DYSPEPSIA GENERATION

We have seen the future, and it sucks.

The Curse of ‘College for All’

24th February 2013

Read it.

 Class mobility is not what it used to be in our country, but there are few notions less constructive than that the only way to a middle class life is college. Vocational training should be thought of as the American Dream just as much as four years in a dorm.

For one thing, plenty of people without B.A.s have nice homes and raise nice kids. Besides, too many people in college are there only to get “that piece of paper” for things college has nothing to do with. In a better America, we’d let them realize themselves years earlier.

I like a report by the New Commission on the Skills of the American Workforce . First, mandatory schooling should end after 10th grade. That 10-year education would be fully packed, based on schooling techniques proven to work.

This is how it works in Britain. People who finish what we would call 10th grade get their GCSE; only those headed to college take the two-year program called Sixth Form.

 But factory jobs are not the only ones that don’t require college. Did the guy who installed your cable-TV service have a college degree? How many sound technicians, mechanics or building inspectors spent four years on a college campus? How about the person who did your ultrasound? They are perfectly skilled — without having gone to college.

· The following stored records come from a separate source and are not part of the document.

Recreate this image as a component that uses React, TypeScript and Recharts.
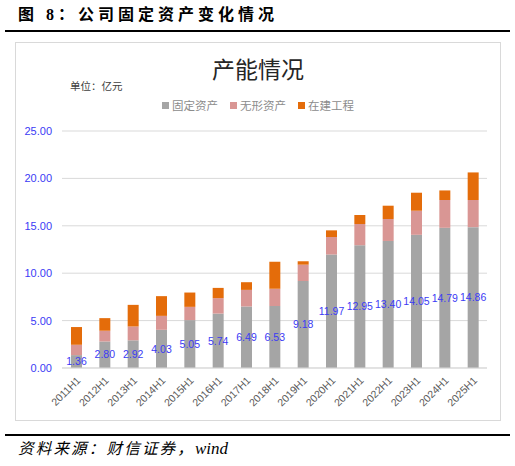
import React from 'react';
import { BarChart, Bar, XAxis, YAxis, CartesianGrid, Legend, LabelList } from 'recharts';

const periods = ['2011H1', '2012H1', '2013H1', '2014H1', '2015H1', '2016H1', '2017H1', '2018H1',
  '2019H1', '2020H1', '2021H1', '2022H1', '2023H1', '2024H1', '2025H1'];
const fixedAssets = [1.36, 2.80, 2.92, 4.03, 5.05, 5.74, 6.49, 6.53, 9.18, 11.97, 12.95, 13.40, 14.05, 14.79, 14.86];
const intangibleAssets = [1.09, 1.13, 1.46, 1.47, 1.40, 1.63, 1.75, 1.82, 1.72, 1.85, 2.24, 2.32, 2.54, 2.93, 2.86];
const construction = [1.87, 1.33, 2.28, 2.08, 1.51, 1.08, 0.81, 2.87, 0.36, 0.70, 0.95, 1.40, 1.90, 1.01, 2.91];
const yTicks = [0, 5, 10, 15, 20, 25];

const seriesNames = ['固定资产', '无形资产', '在建工程'];
const colors = ['#a5a5a5', '#d99694', '#e46c0a'];

const data = periods.map((p, i) => ({
  period: p,
  fixed: fixedAssets[i],
  intangible: intangibleAssets[i],
  construction: construction[i],
}));

const BLUE = '#3b3bf5';

const XTick = (props: any) => {
  const { x, y, payload } = props;
  return (
    <text
      x={x + 5}
      y={y + 5}
      transform={`rotate(-45, ${x + 5}, ${y + 5})`}
      textAnchor="end"
      fill="#595959"
      fontSize={10.5}
      fontFamily="'Liberation Sans', Arial, sans-serif"
    >
      {payload.value}
    </text>
  );
};

const LegendBox = () => (
  <div style={{ display: 'flex', alignItems: 'center', fontFamily: "'Noto Sans CJK SC', sans-serif", fontSize: 11.5, color: '#8c8c8c' }}>
    {seriesNames.map((n, i) => (
      <div key={n} style={{ display: 'flex', alignItems: 'center', marginRight: 12 }}>
        <span style={{ width: 7, height: 7, background: colors[i], marginRight: 3, display: 'inline-block' }} />
        <span>{n}</span>
      </div>
    ))}
  </div>
);

export default function App() {
  return (
    <div style={{ position: 'absolute', left: 0, top: 0, width: 515, height: 466, background: '#fff' }}>
      <div style={{
        position: 'absolute', left: 18, top: 4, fontSize: 16, fontWeight: 'bold', letterSpacing: 4,
        fontFamily: "'Liberation Serif', 'Noto Sans CJK SC', serif", color: '#000', lineHeight: '22px', whiteSpace: 'nowrap',
      }}>
        图 8：公司固定资产变化情况
      </div>
      <div style={{ position: 'absolute', left: 5, top: 30, width: 505, height: 2, background: '#000' }} />

      <div style={{ position: 'absolute', left: 15, top: 42, width: 486, height: 379, border: '1px solid #d9d9d9', boxSizing: 'border-box' }}>
        <div style={{
          position: 'absolute', left: 0, width: '100%', top: 9, textAlign: 'center', fontSize: 23,
          fontFamily: "'Noto Sans CJK SC', sans-serif", color: '#262626', lineHeight: '32px',
        }}>
          产能情况
        </div>
        <div style={{
          position: 'absolute', left: 54, top: 35, fontSize: 10.5,
          fontFamily: "'Noto Sans CJK SC', sans-serif", color: '#404040', lineHeight: '16px',
        }}>
          单位：亿元
        </div>
        <BarChart width={484} height={377} data={data} margin={{ top: 88, right: 13, left: 0, bottom: 0 }}>
          <CartesianGrid vertical={false} stroke="#d9d9d9" />
          <XAxis
            dataKey="period"
            interval={0}
            height={52}
            tickLine={false}
            axisLine={{ stroke: '#d9d9d9' }}
            tick={<XTick />}
          />
          <YAxis
            width={46}
            domain={[0, 25]}
            ticks={yTicks}
            tickFormatter={(v: number) => v.toFixed(2)}
            tickLine={false}
            axisLine={false}
            tickMargin={4}
            tick={{ fill: BLUE, fontSize: 11, fontFamily: "'Liberation Sans', Arial, sans-serif" }}
          />
          <Legend
            verticalAlign="middle"
            align="center"
            content={<LegendBox />}
            wrapperStyle={{ top: 54, left: 146, width: 'auto' }}
          />
          <Bar dataKey="fixed" name={seriesNames[0]} stackId="a" fill={colors[0]} barSize={11} isAnimationActive={false}>
            <LabelList
              dataKey="fixed"
              position="center"
              fill={BLUE}
              fontSize={10.5}
              fontFamily="'Liberation Sans', Arial, sans-serif"
              formatter={(v: any) => Number(v).toFixed(2)}
            />
          </Bar>
          <Bar dataKey="intangible" name={seriesNames[1]} stackId="a" fill={colors[1]} barSize={11} isAnimationActive={false} />
          <Bar dataKey="construction" name={seriesNames[2]} stackId="a" fill={colors[2]} barSize={11} isAnimationActive={false} />
        </BarChart>
      </div>

      <div style={{ position: 'absolute', left: 5, top: 434, width: 505, height: 2, background: '#000' }} />
      <div style={{
        position: 'absolute', left: 18, top: 439, fontSize: 15.5, fontStyle: 'italic',
        fontFamily: "'Liberation Serif', 'Noto Sans CJK SC', serif", color: '#000', lineHeight: '20px', whiteSpace: 'nowrap',
      }}>
        <span style={{ letterSpacing: 2.2 }}>资料来源：财信证券，</span>
        <span style={{ fontSize: 17 }}>wind</span>
      </div>
    </div>
  );
}
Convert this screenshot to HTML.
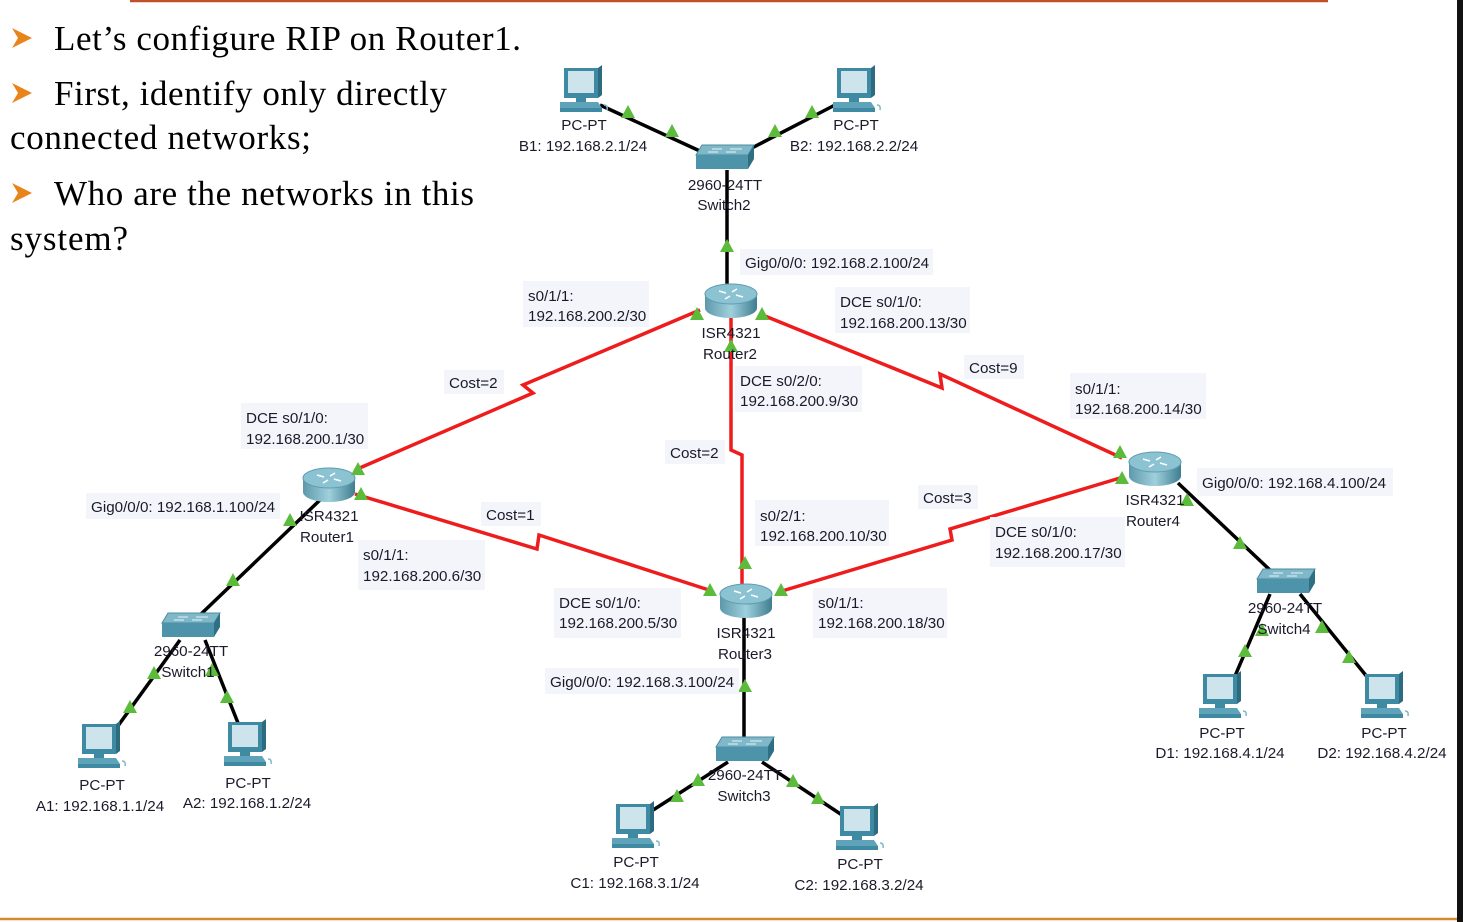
<!DOCTYPE html>
<html><head><meta charset="utf-8"><style>
html,body{margin:0;padding:0;background:#fff;}
svg{display:block;}
.l{font-family:"Liberation Sans",Arial,sans-serif;font-size:15.2px;fill:#1a1a2a;}
.b{fill:#f3f5fa;}
.s{font-family:"Liberation Serif","Times New Roman",serif;font-size:35px;fill:#000;}
</style></head><body>
<svg width="1463" height="922" viewBox="0 0 1463 922" xmlns="http://www.w3.org/2000/svg">
<defs>
<linearGradient id="rg" x1="0" x2="1" y1="0" y2="0"><stop offset="0" stop-color="#5d99ab"/><stop offset="0.5" stop-color="#9fd0dc"/><stop offset="1" stop-color="#3f7d90"/></linearGradient>
<g id="rt">
<path d="M-26,-6 L-26,8 A26,10 0 0 0 26,8 L26,-6 Z" fill="url(#rg)"/>
<ellipse cx="0" cy="-6" rx="26" ry="10" fill="#8cc3d2" stroke="#5f9cb0" stroke-width="1"/>
<path d="M-12,-9 l7,2 M12,-3 l-7,-2 M-6,-1 l5,-3 M6,-11 l-5,3" stroke="#fff" stroke-width="1.6"/>
</g>
<g id="sw">
<path d="M-22,-12 L30,-12 L24,-2 L-28,-2 Z" fill="#7fb8c9" stroke="#4e8ba0"/>
<path d="M-28,-2 L24,-2 L24,12 L-28,12 Z" fill="#4d93aa"/>
<path d="M24,-2 L30,-12 L30,2 L24,12 Z" fill="#2f6f84"/>
<path d="M-12,-8 h10 M6,-8 h12 M-16,-5 h10 M2,-5 h10" stroke="#e6f2f6" stroke-width="1"/>
</g>
<g id="pc">
<rect x="-18" y="-24" width="34" height="30" fill="#3f8aa3"/>
<rect x="-14" y="-21" width="26" height="22" fill="#cde4ec"/>
<path d="M16,-24 l4,-3 v30 l-4,3z" fill="#2c6b80"/>
<rect x="-6" y="6" width="10" height="4" fill="#3f8aa3"/>
<path d="M-22,10 h38 l4,6 h-42z" fill="#5fa3b8"/>
<rect x="-22" y="16" width="42" height="4" fill="#3f8aa3"/>
<path d="M22,13 q4,0 3,5" stroke="#7fb8c9" fill="none" stroke-width="1.5"/>
</g>
<path id="t" d="M0,-7 L7,6 L-7,6 Z" fill="#5dbb3c"/>
<path id="ar" d="M0,-10 L20,0 L0,10 L6,0 Z" fill="#e8841a"/>
</defs>

<line x1="130" y1="1" x2="1328" y2="1" stroke="#c0502a" stroke-width="2.5"/>
<line x1="0" y1="919" x2="1463" y2="919" stroke="#d98a30" stroke-width="2.5"/>
<rect x="1457" y="0" width="6" height="922" fill="#111"/>

<use href="#ar" x="12" y="38"/>
<text class="s" x="54" y="50" textLength="467">Let’s configure RIP on Router1.</text>
<use href="#ar" x="12" y="93"/>
<text class="s" x="54" y="105" textLength="393">First, identify only directly</text>
<text class="s" x="10" y="149" textLength="301">connected networks;</text>
<use href="#ar" x="12" y="193"/>
<text class="s" x="54" y="205" textLength="420">Who are the networks in this</text>
<text class="s" x="10" y="250" textLength="118">system?</text>

<g stroke="#000" stroke-width="3.5" fill="none">
<line x1="600" y1="105" x2="702" y2="152"/>
<line x1="835" y1="105" x2="748" y2="150"/>
<line x1="727" y1="170" x2="727" y2="288"/>
<line x1="320" y1="500" x2="200" y2="615"/>
<line x1="180" y1="640" x2="115" y2="730"/>
<line x1="205" y1="640" x2="240" y2="728"/>
<line x1="744" y1="616" x2="744" y2="740"/>
<line x1="728" y1="762" x2="650" y2="812"/>
<line x1="762" y1="762" x2="842" y2="815"/>
<line x1="1178" y1="483" x2="1272" y2="572"/>
<line x1="1270" y1="594" x2="1235" y2="676"/>
<line x1="1300" y1="594" x2="1368" y2="678"/>
</g>
<g stroke="#ee1c1c" stroke-width="3.5" fill="none" stroke-linejoin="miter">
<polyline points="355,470 533,393 523,385 700,310"/>
<polyline points="765,316 942,388 940,374 1122,458"/>
<polyline points="731,318 731,450 742,455 742,585"/>
<polyline points="355,494 537,549 539,535 712,591"/>
<polyline points="782,591 952,540 950,529 1120,478"/>
</g>

<use href="#rt" x="731" y="300"/>
<use href="#rt" x="329" y="484"/>
<use href="#rt" x="746" y="600"/>
<use href="#rt" x="1155" y="468"/>
<use href="#sw" x="724" y="157"/>
<use href="#sw" x="190" y="625"/>
<use href="#sw" x="744" y="749"/>
<use href="#sw" x="1285" y="581"/>
<use href="#pc" x="582" y="92"/>
<use href="#pc" x="855" y="92"/>
<use href="#pc" x="100" y="748"/>
<use href="#pc" x="246" y="746"/>
<use href="#pc" x="634" y="828"/>
<use href="#pc" x="858" y="830"/>
<use href="#pc" x="1221" y="698"/>
<use href="#pc" x="1383" y="698"/>

<g>
<use href="#t" x="628" y="112"/><use href="#t" x="672" y="131"/><use href="#t" x="775" y="131"/><use href="#t" x="812" y="112"/>
<use href="#t" x="727" y="246"/><use href="#t" x="697" y="314"/><use href="#t" x="762" y="314"/><use href="#t" x="731" y="346"/>
<use href="#t" x="1120" y="452"/><use href="#t" x="1122" y="478"/><use href="#t" x="358" y="469"/><use href="#t" x="361" y="494"/>
<use href="#t" x="290" y="520"/><use href="#t" x="233" y="580"/><use href="#t" x="154" y="673"/><use href="#t" x="130" y="707"/>
<use href="#t" x="212" y="670"/><use href="#t" x="227" y="697"/><use href="#t" x="710" y="590"/><use href="#t" x="781" y="590"/>
<use href="#t" x="745" y="563"/><use href="#t" x="745" y="686"/><use href="#t" x="698" y="780"/><use href="#t" x="677" y="796"/>
<use href="#t" x="793" y="781"/><use href="#t" x="818" y="798"/><use href="#t" x="1187" y="500"/><use href="#t" x="1240" y="543"/>
<use href="#t" x="1262" y="630"/><use href="#t" x="1245" y="651"/><use href="#t" x="1322" y="627"/><use href="#t" x="1349" y="657"/>
</g>

<g class="b">
<rect x="740" y="249" width="193" height="26"/>
<rect x="523" y="281" width="126" height="46"/>
<rect x="835" y="287" width="135" height="46"/>
<rect x="444" y="370" width="60" height="24"/>
<rect x="735" y="366" width="127" height="46"/>
<rect x="964" y="355" width="60" height="24"/>
<rect x="1070" y="373" width="136" height="46"/>
<rect x="241" y="403" width="127" height="46"/>
<rect x="665" y="440" width="60" height="24"/>
<rect x="1197" y="468" width="196" height="28"/>
<rect x="918" y="485" width="60" height="24"/>
<rect x="86" y="493" width="194" height="26"/>
<rect x="481" y="502" width="60" height="24"/>
<rect x="755" y="500" width="134" height="46"/>
<rect x="990" y="517" width="135" height="50"/>
<rect x="358" y="540" width="127" height="50"/>
<rect x="554" y="588" width="127" height="50"/>
<rect x="813" y="588" width="134" height="50"/>
<rect x="545" y="668" width="194" height="26"/>
</g>

<g class="l">
<text x="745" y="268">Gig0/0/0: 192.168.2.100/24</text>
<text x="528" y="301">s0/1/1:</text><text x="528" y="321">192.168.200.2/30</text>
<text x="840" y="307">DCE s0/1/0:</text><text x="840" y="328">192.168.200.13/30</text>
<text x="449" y="388">Cost=2</text>
<text x="740" y="386">DCE s0/2/0:</text><text x="740" y="406">192.168.200.9/30</text>
<text x="969" y="373">Cost=9</text>
<text x="1075" y="394">s0/1/1:</text><text x="1075" y="414">192.168.200.14/30</text>
<text x="246" y="423">DCE s0/1/0:</text><text x="246" y="444">192.168.200.1/30</text>
<text x="670" y="458">Cost=2</text>
<text x="1202" y="488">Gig0/0/0: 192.168.4.100/24</text>
<text x="923" y="503">Cost=3</text>
<text x="91" y="512">Gig0/0/0: 192.168.1.100/24</text>
<text x="486" y="520">Cost=1</text>
<text x="760" y="521">s0/2/1:</text><text x="760" y="541">192.168.200.10/30</text>
<text x="995" y="537">DCE s0/1/0:</text><text x="995" y="558">192.168.200.17/30</text>
<text x="363" y="560">s0/1/1:</text><text x="363" y="581">192.168.200.6/30</text>
<text x="559" y="608">DCE s0/1/0:</text><text x="559" y="628">192.168.200.5/30</text>
<text x="818" y="608">s0/1/1:</text><text x="818" y="628">192.168.200.18/30</text>
<text x="550" y="687">Gig0/0/0: 192.168.3.100/24</text>
</g>
<g class="l" text-anchor="middle">
<text x="584" y="130">PC-PT</text><text x="583" y="151">B1: 192.168.2.1/24</text>
<text x="856" y="130">PC-PT</text><text x="854" y="151">B2: 192.168.2.2/24</text>
<text x="725" y="190">2960-24TT</text><text x="724" y="210">Switch2</text>
<text x="731" y="338">ISR4321</text><text x="730" y="359">Router2</text>
<text x="329" y="521">ISR4321</text><text x="327" y="542">Router1</text>
<text x="746" y="638">ISR4321</text><text x="745" y="659">Router3</text>
<text x="1155" y="505">ISR4321</text><text x="1153" y="526">Router4</text>
<text x="191" y="656">2960-24TT</text><text x="188" y="677">Switch1</text>
<text x="745" y="780">2960-24TT</text><text x="744" y="801">Switch3</text>
<text x="1285" y="613">2960-24TT</text><text x="1284" y="634">Switch4</text>
<text x="102" y="790">PC-PT</text><text x="100" y="811">A1: 192.168.1.1/24</text>
<text x="248" y="788">PC-PT</text><text x="247" y="808">A2: 192.168.1.2/24</text>
<text x="636" y="867">PC-PT</text><text x="635" y="888">C1: 192.168.3.1/24</text>
<text x="860" y="869">PC-PT</text><text x="859" y="890">C2: 192.168.3.2/24</text>
<text x="1222" y="738">PC-PT</text><text x="1220" y="758">D1: 192.168.4.1/24</text>
<text x="1384" y="738">PC-PT</text><text x="1382" y="758">D2: 192.168.4.2/24</text>
</g>
</svg>
</body></html>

Most jobs in Information Technology are the same way. Nothing that I do in my daily job, for which I get paid six figures, is built on any one of my three degree programs. What matters in native intelligence — as notorious college dropouts Bill Gates and Mark Zuckerberg demonstrate quite handily.

 You will hear that some employers are requiring college degrees for low-level jobs, but this is static amid a larger reality. Commonly, those employers are grooming these people for higher-level jobs that have always required college.

Horseshit. They require a college degree to have some confidence that their applicants know at least what high school graduates of our parents’ generation knew — our educational system sucks that bad. Modern American high school graduates are lucky if they graduate with the literacy and numeracy skills that elementary school graduates had back before WWII.